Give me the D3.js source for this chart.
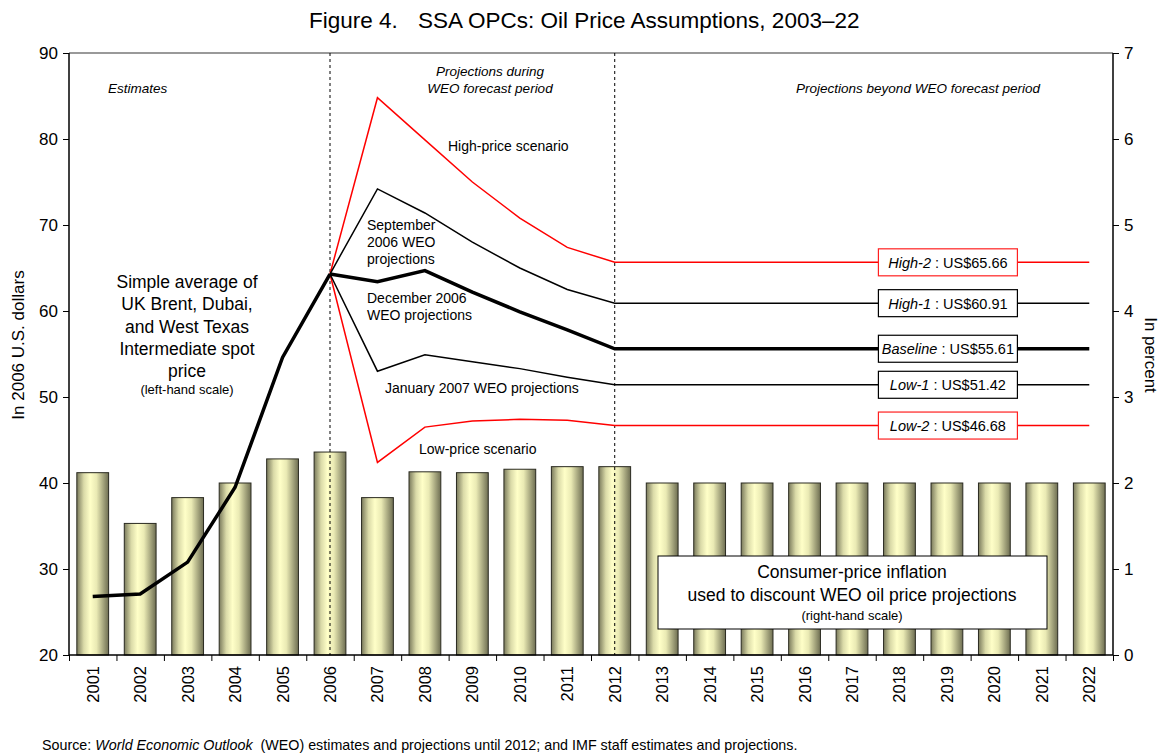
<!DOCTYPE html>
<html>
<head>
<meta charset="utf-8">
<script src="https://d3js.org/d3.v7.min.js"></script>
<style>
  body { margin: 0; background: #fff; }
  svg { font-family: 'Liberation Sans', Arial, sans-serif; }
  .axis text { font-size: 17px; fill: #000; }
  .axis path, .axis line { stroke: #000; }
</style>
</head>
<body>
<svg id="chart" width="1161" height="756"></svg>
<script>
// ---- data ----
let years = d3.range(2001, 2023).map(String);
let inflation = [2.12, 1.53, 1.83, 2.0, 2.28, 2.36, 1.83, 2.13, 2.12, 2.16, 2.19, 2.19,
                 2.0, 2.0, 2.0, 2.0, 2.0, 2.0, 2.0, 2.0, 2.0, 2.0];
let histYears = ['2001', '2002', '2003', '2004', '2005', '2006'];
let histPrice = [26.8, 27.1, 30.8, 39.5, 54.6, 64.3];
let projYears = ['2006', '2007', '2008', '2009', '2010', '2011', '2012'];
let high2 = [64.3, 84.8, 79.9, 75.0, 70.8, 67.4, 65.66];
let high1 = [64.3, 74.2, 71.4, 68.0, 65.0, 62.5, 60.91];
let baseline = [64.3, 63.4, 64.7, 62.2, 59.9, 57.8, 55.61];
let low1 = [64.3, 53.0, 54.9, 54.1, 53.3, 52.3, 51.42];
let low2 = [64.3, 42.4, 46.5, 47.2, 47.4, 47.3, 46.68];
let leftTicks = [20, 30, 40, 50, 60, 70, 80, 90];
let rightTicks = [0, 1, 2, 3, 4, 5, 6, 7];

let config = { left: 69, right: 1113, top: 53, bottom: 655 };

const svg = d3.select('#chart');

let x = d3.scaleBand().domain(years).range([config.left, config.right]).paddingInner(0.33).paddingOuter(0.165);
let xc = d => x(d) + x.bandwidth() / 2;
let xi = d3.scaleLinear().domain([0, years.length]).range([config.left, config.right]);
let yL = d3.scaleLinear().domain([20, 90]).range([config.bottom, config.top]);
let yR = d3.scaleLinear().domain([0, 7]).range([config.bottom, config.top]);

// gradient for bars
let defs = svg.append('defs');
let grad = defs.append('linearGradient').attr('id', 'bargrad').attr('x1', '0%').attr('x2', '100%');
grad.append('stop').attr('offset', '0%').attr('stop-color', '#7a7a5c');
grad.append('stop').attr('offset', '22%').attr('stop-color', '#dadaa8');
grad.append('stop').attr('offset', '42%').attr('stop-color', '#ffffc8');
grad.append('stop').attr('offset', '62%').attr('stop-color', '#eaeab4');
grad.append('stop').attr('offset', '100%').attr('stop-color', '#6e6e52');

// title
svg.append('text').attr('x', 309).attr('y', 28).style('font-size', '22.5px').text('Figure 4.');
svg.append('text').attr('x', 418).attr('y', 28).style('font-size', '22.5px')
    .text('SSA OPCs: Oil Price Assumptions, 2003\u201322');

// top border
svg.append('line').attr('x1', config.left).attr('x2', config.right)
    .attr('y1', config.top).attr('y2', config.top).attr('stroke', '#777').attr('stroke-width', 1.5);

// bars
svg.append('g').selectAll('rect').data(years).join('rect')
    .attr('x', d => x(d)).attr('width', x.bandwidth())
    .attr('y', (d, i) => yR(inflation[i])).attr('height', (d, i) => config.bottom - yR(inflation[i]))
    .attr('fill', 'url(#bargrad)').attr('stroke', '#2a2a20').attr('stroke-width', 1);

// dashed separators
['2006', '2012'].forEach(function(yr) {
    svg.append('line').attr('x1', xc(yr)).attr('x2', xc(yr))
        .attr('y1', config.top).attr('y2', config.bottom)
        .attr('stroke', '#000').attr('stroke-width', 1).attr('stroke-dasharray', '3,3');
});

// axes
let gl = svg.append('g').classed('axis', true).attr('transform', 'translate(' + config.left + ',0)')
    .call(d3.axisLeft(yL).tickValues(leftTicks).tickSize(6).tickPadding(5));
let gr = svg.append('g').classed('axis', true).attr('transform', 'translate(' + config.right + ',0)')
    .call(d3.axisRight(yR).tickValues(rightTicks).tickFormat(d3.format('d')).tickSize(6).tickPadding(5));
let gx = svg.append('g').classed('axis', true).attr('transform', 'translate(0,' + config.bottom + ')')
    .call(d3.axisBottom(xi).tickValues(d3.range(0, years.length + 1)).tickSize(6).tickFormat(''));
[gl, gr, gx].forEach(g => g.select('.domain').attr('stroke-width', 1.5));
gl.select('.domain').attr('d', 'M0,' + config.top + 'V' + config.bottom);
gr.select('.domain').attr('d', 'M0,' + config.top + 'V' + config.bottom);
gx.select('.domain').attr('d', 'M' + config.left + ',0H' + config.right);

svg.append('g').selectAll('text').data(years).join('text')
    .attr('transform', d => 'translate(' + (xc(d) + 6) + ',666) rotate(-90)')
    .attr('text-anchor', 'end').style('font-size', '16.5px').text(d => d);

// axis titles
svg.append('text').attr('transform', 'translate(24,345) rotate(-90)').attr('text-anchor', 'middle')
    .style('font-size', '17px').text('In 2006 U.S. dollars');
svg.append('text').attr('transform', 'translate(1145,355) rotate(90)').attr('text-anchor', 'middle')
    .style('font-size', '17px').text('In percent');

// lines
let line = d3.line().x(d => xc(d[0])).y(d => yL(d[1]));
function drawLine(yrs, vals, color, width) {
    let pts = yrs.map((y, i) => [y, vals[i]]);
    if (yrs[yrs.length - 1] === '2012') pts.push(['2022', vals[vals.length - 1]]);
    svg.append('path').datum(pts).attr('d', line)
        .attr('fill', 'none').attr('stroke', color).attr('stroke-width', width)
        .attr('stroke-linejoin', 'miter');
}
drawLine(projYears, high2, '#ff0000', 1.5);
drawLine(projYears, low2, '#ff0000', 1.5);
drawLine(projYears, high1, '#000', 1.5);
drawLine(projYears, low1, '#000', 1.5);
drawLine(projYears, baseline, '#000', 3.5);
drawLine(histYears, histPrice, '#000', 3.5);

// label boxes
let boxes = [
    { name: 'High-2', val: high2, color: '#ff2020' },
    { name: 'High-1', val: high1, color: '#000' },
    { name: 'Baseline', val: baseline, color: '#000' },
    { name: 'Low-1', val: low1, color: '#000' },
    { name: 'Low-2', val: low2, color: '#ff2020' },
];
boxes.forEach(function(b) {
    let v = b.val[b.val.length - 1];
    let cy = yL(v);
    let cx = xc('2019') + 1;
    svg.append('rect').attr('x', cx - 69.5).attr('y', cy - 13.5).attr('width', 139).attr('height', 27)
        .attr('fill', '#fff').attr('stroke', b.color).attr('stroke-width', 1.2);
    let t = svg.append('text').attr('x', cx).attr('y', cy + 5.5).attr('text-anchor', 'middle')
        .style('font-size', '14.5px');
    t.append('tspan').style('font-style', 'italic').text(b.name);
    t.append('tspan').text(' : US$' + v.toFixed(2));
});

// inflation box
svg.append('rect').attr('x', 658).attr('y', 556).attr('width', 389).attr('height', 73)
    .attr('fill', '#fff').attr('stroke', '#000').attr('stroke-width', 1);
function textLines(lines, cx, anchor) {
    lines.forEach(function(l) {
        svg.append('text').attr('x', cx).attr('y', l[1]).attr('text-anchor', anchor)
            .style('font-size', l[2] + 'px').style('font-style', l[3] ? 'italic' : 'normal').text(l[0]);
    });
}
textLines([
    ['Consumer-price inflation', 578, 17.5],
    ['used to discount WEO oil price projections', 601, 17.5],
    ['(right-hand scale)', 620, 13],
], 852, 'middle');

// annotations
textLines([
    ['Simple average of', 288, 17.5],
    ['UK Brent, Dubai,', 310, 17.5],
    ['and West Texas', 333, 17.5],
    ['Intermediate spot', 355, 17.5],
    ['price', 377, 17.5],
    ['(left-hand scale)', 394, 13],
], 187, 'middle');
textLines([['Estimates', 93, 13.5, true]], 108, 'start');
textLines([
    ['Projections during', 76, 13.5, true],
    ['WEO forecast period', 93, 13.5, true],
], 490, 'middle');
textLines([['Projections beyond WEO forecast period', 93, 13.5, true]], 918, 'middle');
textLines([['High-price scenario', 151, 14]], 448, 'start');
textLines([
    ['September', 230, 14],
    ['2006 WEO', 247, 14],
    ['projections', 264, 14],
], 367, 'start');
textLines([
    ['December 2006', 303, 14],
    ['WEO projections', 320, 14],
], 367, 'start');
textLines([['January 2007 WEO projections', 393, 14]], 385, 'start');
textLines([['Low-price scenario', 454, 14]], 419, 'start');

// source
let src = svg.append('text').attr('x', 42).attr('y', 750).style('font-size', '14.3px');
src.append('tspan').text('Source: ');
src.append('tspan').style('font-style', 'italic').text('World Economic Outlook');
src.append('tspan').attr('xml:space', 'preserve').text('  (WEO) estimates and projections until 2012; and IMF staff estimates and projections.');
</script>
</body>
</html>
---
▶ **SHORT EXERCISE**:
Repeat the listing above from its first line through the line that contains "const svg = d3.select('#chart');", both included, and nothing more. Drop the pictures.

▶ **RESPONSE**:
Give me the D3.js source for this chart.
<!DOCTYPE html>
<html>
<head>
<meta charset="utf-8">
<script src="https://d3js.org/d3.v7.min.js"></script>
<style>
  body { margin: 0; background: #fff; }
  svg { font-family: 'Liberation Sans', Arial, sans-serif; }
  .axis text { font-size: 17px; fill: #000; }
  .axis path, .axis line { stroke: #000; }
</style>
</head>
<body>
<svg id="chart" width="1161" height="756"></svg>
<script>
// ---- data ----
let years = d3.range(2001, 2023).map(String);
let inflation = [2.12, 1.53, 1.83, 2.0, 2.28, 2.36, 1.83, 2.13, 2.12, 2.16, 2.19, 2.19,
                 2.0, 2.0, 2.0, 2.0, 2.0, 2.0, 2.0, 2.0, 2.0, 2.0];
let histYears = ['2001', '2002', '2003', '2004', '2005', '2006'];
let histPrice = [26.8, 27.1, 30.8, 39.5, 54.6, 64.3];
let projYears = ['2006', '2007', '2008', '2009', '2010', '2011', '2012'];
let high2 = [64.3, 84.8, 79.9, 75.0, 70.8, 67.4, 65.66];
let high1 = [64.3, 74.2, 71.4, 68.0, 65.0, 62.5, 60.91];
let baseline = [64.3, 63.4, 64.7, 62.2, 59.9, 57.8, 55.61];
let low1 = [64.3, 53.0, 54.9, 54.1, 53.3, 52.3, 51.42];
let low2 = [64.3, 42.4, 46.5, 47.2, 47.4, 47.3, 46.68];
let leftTicks = [20, 30, 40, 50, 60, 70, 80, 90];
let rightTicks = [0, 1, 2, 3, 4, 5, 6, 7];

let config = { left: 69, right: 1113, top: 53, bottom: 655 };

const svg = d3.select('#chart');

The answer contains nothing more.